In fermentations, where it is necessary to provide increasing high density biomass (for example, it is typical for recombinant protein biosynthesis, using E.coli strains), the choice of optimal substrate feeding profile is substantial. Scientific publications describe specifically created experimental systems for implementation of fermentations with automatically controlled feeding, based on mathematical models. Despite this, commercially available bioreactor controllers only provide possibilities for operators to set feeding profiles by time and to control substrate feeding speed depending on the рО2 sensor readings.
A particularity of the fermentation processes is the impossibility of providing fully repeatable fermentations, even under absolutely identical cultivation conditions. This is both due to the properties of the strain of cultivated microorganism used and due to other not always known factors. As a result, for ensuring optimal feeding profile it must be constantly corrected depending on the particular fermentation process implementation. It means that the evaluation and input of updated feeding profiles directly depend on the skill of the operator. Considering that this operation requires a very high level of training and skill of the operator, the risk of error is relatively large, which is contrary to the requirements of GMP. It means that solutions must be sought in order to reduce dependence on the operator, when performing the above technological operation.

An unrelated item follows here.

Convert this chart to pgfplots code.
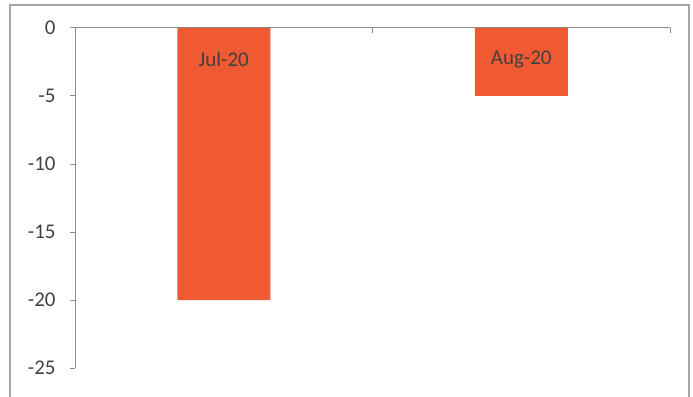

In order to solve this problem, we have created a fermentation control system according to the following flowchart.
This flowchart assumes that the user already has a complete bioreactor in order to implement fermentations. The platform scales are connected to the controller (based on Siemens Simatic) via serial port RS485 using exchange protocol Modbus RTU. The software SCADA for substrate feeding control must run simultaneously (up to several minutes) when starting the fermentation process.
In our control system, the software SCADA is connected to the feeding simulation software developed on the MATLAB base. Before starting the fermentation process, the initial data must be put into the software SCADA — the volume of the culture medium, the biomass and glucose (or other source of sugars) concentration, and also the initial feeding profile must be set (calculated using the MATLAB).
During the fermentation process, samples are taken in order to input the current results of the tests on biomass and glucose (or other sugars) in the software SCADA. Performed the input of the results of the tests, the software MATLAB performs automatic comparison of these results with the results of calculations according to the adopted mathematical model. If the deviations are above the set standards, the software MATLAB performs calculation of the new feeding profile. The updated feeding profile is automatically uploaded into the controller, and the substrate feeding is further implemented according to the new profile (up to a following update).
E.coli fermentations were carried out using this control system. Automatic substrate feeding cultivation processes were compared to the processes whose optimal feeding profiles were set by the operator, before starting the cultivation.
The above fermentation process control system can be successfully used at the stage of technology development, as well as in the industrial fermentations that meet the modern requirements of GMP.